Intervention de Serge Lepeltier

Réunion du 6 avril 2005 à 22h00
Eau et milieux aquatiques — Article additionnel avant l'article 5

Serge Lepeltier, ministre :

Je comprends bien l'argumentation de M. le rapporteur, mais je vais tenter d'apporter quelques éclaircissements.

Il y a un risque à mélanger une liste de cours d'eau au sens général avec les exigences de la politique agricole commune concernant les bandes enherbées.

Comme l'a précisé M. le rapporteur, la définition des cours d'eau a été construite par la jurisprudence, adaptée depuis plusieurs siècles en fonction de la diversité des situations que l'on peut rencontrer, qu'il s'agisse d'un cours d'eau au régime méditerranéen à sec l'été ou d'une source importante donnant naissance à un cours d'eau. Tout cela est extrêmement compliqué.

La qualification juridique de cours d'eau, distinct d'un simple canal ou d'une ravine, est importante pour les propriétaires, puisqu'elle emporte des obligations relatives notamment à l'entretien des cours d'eau. Elle entraîne également l'obligation de contrôle par l'administration des ouvrages intéressant le libre écoulement des eaux.

Cependant, vous avez raison, monsieur le rapporteur, cette définition n'est pas suffisamment connue sur le plan local. C'est la raison pour laquelle j'ai adressé aux préfets, le 2 mars dernier, une circulaire pour leur rappeler cette définition des cours d'eau et les inviter à harmoniser la position des différents services de l'Etat et de ses établissements publics. Je leur ai également demandé de mettre en oeuvre toute la concertation qui s'avérerait nécessaire avec les différents acteurs, en particulier avec la profession agricole.

Enfin, j'ai engagé avec mes collègues des ministères de l'intérieur, de l'agriculture, de l'équipement et de l'industrie une réflexion pour réformer les services chargés de la police de l'eau afin de regrouper les services actuellement éclatés et en assurer la cohérence.

Il existe en effet un risque d'inadéquation entre la jurisprudence résultant de la tradition et la liste des cours d'eau établie par le préfet, liste qui risque d'être attaquée. Cette situation sera très compliquée et pourra être à l'origine de contentieux du fait de l'existence de certains droits juridiques.

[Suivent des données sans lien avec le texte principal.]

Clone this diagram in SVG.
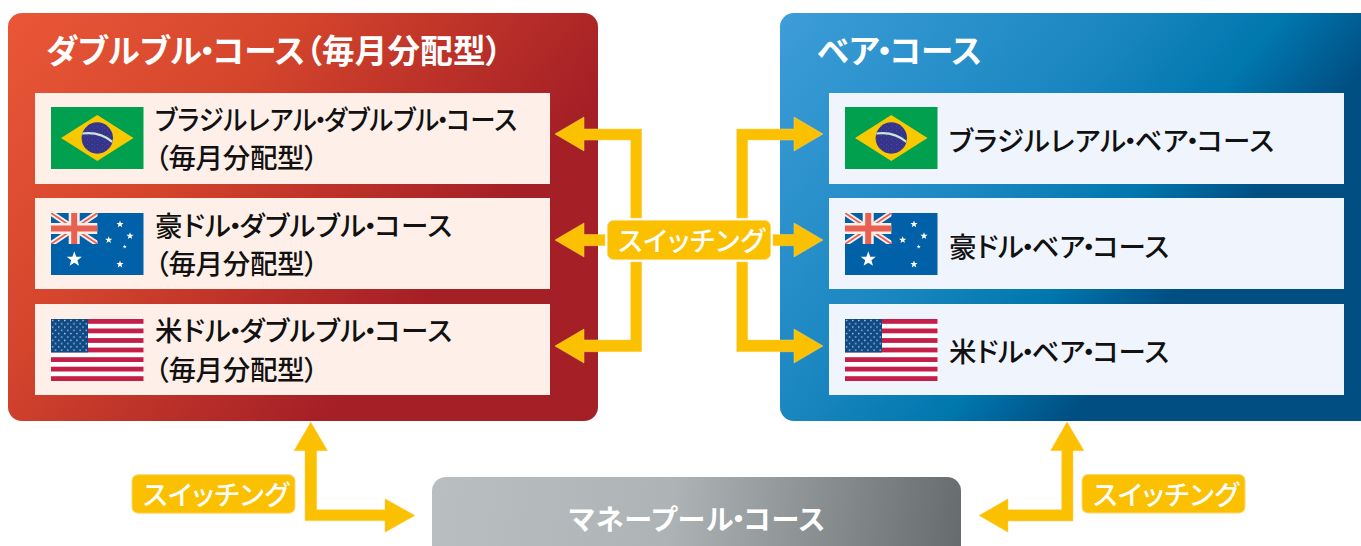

Parallèlement, dans le cadre de la politique agricole commune, il est prévu de mettre en place des bandes enherbées le long des cours d'eau ou le long des axes hydrauliques importants pour lutter contre les pollutions diffuses. Je parle volontairement d'axes hydrauliques, et pas seulement de cours d'eau, parce que l'intérêt de bandes enherbées pour lutter contre les pollutions diffuses n'est pas lié à la qualification juridique d'un cours d'eau. La mise en place de bandes enherbées le long d'un canal peut ainsi se révéler efficace sans que ce canal ait obligatoirement le statut juridique de cours d'eau.

Dans tous les cas, les agriculteurs qui sont concernés par la conditionnalité des aides de la PAC doivent savoir précisément à quoi s'en tenir. Pour éviter toute confusion entre la définition du cours d'eau qui va être inévitablement donnée par cette liste et les obligations liées à la PAC, il me semblerait judicieux que les préfets précisent, après concertation locale, la définition des axes hydrauliques nécessitant la mise en place de bandes enherbées.

Même si je comprends les motivations des auteurs de l'amendement, je ne suis pas favorable à l'insertion d'une telle qualification juridique dans la loi, qui risquerait d'entraîner une confusion.

C'est la raison pour laquelle je vous proposerai plutôt d'attendre la deuxième lecture de ce texte afin que nous fassions entre-temps une étude juridique de tout cela. Nous pourrons ainsi apporter une réponse sur ce risque de confusion qui existe entre la définition du cours d'eau et les obligations des agriculteurs liées à la PAC.

A ce stade, monsieur le sénateur, je vous invite donc à retirer votre amendement.